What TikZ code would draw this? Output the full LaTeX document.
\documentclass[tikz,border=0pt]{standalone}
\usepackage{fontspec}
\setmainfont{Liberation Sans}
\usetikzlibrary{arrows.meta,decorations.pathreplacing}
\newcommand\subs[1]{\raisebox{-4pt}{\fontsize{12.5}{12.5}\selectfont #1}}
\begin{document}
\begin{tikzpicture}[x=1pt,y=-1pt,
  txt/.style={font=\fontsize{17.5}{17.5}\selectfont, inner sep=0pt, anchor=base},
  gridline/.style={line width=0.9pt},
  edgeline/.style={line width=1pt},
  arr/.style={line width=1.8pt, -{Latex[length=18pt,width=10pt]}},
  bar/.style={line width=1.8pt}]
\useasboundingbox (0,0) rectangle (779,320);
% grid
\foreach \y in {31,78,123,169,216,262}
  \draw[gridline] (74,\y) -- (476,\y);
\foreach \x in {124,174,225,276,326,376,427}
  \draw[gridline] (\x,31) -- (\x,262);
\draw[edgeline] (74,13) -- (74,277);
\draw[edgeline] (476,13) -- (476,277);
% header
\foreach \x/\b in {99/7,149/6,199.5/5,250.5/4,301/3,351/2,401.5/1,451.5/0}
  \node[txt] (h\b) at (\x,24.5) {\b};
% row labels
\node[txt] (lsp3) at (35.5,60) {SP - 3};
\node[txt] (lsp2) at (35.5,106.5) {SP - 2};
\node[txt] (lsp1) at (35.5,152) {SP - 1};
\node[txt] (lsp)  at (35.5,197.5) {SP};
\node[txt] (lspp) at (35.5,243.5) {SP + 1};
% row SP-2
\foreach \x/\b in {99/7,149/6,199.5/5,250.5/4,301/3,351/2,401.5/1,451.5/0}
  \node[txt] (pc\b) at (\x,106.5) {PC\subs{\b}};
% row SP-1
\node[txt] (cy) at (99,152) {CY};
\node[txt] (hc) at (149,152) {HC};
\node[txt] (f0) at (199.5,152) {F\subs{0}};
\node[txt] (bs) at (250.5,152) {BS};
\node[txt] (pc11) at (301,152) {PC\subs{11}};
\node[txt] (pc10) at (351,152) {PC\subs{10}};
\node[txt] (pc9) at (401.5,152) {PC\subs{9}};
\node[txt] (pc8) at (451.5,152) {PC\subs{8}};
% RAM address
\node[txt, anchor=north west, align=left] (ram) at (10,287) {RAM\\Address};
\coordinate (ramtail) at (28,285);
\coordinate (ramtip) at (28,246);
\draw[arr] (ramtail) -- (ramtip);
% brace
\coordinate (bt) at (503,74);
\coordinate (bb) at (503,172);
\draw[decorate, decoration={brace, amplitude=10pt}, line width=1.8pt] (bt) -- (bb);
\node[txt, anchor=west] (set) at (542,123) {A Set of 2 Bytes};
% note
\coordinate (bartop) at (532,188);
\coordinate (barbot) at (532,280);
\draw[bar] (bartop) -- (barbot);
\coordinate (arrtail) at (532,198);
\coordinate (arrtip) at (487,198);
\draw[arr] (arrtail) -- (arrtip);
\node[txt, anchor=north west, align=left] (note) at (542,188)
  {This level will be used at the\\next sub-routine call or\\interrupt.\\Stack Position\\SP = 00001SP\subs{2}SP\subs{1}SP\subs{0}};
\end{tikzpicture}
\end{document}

· · · · · · ·

#### TASK STATEMENT:
Quote each line above in full, word for word.

#### RESULT OF THE EXERCISE:
What TikZ code would draw this? Output the full LaTeX document.
\documentclass[tikz,border=0pt]{standalone}
\usepackage{fontspec}
\setmainfont{Liberation Sans}
\usetikzlibrary{arrows.meta,decorations.pathreplacing}
\newcommand\subs[1]{\raisebox{-4pt}{\fontsize{12.5}{12.5}\selectfont #1}}
\begin{document}
\begin{tikzpicture}[x=1pt,y=-1pt,
  txt/.style={font=\fontsize{17.5}{17.5}\selectfont, inner sep=0pt, anchor=base},
  gridline/.style={line width=0.9pt},
  edgeline/.style={line width=1pt},
  arr/.style={line width=1.8pt, -{Latex[length=18pt,width=10pt]}},
  bar/.style={line width=1.8pt}]
\useasboundingbox (0,0) rectangle (779,320);
% grid
\foreach \y in {31,78,123,169,216,262}
  \draw[gridline] (74,\y) -- (476,\y);
\foreach \x in {124,174,225,276,326,376,427}
  \draw[gridline] (\x,31) -- (\x,262);
\draw[edgeline] (74,13) -- (74,277);
\draw[edgeline] (476,13) -- (476,277);
% header
\foreach \x/\b in {99/7,149/6,199.5/5,250.5/4,301/3,351/2,401.5/1,451.5/0}
  \node[txt] (h\b) at (\x,24.5) {\b};
% row labels
\node[txt] (lsp3) at (35.5,60) {SP - 3};
\node[txt] (lsp2) at (35.5,106.5) {SP - 2};
\node[txt] (lsp1) at (35.5,152) {SP - 1};
\node[txt] (lsp)  at (35.5,197.5) {SP};
\node[txt] (lspp) at (35.5,243.5) {SP + 1};
% row SP-2
\foreach \x/\b in {99/7,149/6,199.5/5,250.5/4,301/3,351/2,401.5/1,451.5/0}
  \node[txt] (pc\b) at (\x,106.5) {PC\subs{\b}};
% row SP-1
\node[txt] (cy) at (99,152) {CY};
\node[txt] (hc) at (149,152) {HC};
\node[txt] (f0) at (199.5,152) {F\subs{0}};
\node[txt] (bs) at (250.5,152) {BS};
\node[txt] (pc11) at (301,152) {PC\subs{11}};
\node[txt] (pc10) at (351,152) {PC\subs{10}};
\node[txt] (pc9) at (401.5,152) {PC\subs{9}};
\node[txt] (pc8) at (451.5,152) {PC\subs{8}};
% RAM address
\node[txt, anchor=north west, align=left] (ram) at (10,287) {RAM\\Address};
\coordinate (ramtail) at (28,285);
\coordinate (ramtip) at (28,246);
\draw[arr] (ramtail) -- (ramtip);
% brace
\coordinate (bt) at (503,74);
\coordinate (bb) at (503,172);
\draw[decorate, decoration={brace, amplitude=10pt}, line width=1.8pt] (bt) -- (bb);
\node[txt, anchor=west] (set) at (542,123) {A Set of 2 Bytes};
% note
\coordinate (bartop) at (532,188);
\coordinate (barbot) at (532,280);
\draw[bar] (bartop) -- (barbot);
\coordinate (arrtail) at (532,198);
\coordinate (arrtip) at (487,198);
\draw[arr] (arrtail) -- (arrtip);
\node[txt, anchor=north west, align=left] (note) at (542,188)
  {This level will be used at the\\next sub-routine call or\\interrupt.\\Stack Position\\SP = 00001SP\subs{2}SP\subs{1}SP\subs{0}};
\end{tikzpicture}
\end{document}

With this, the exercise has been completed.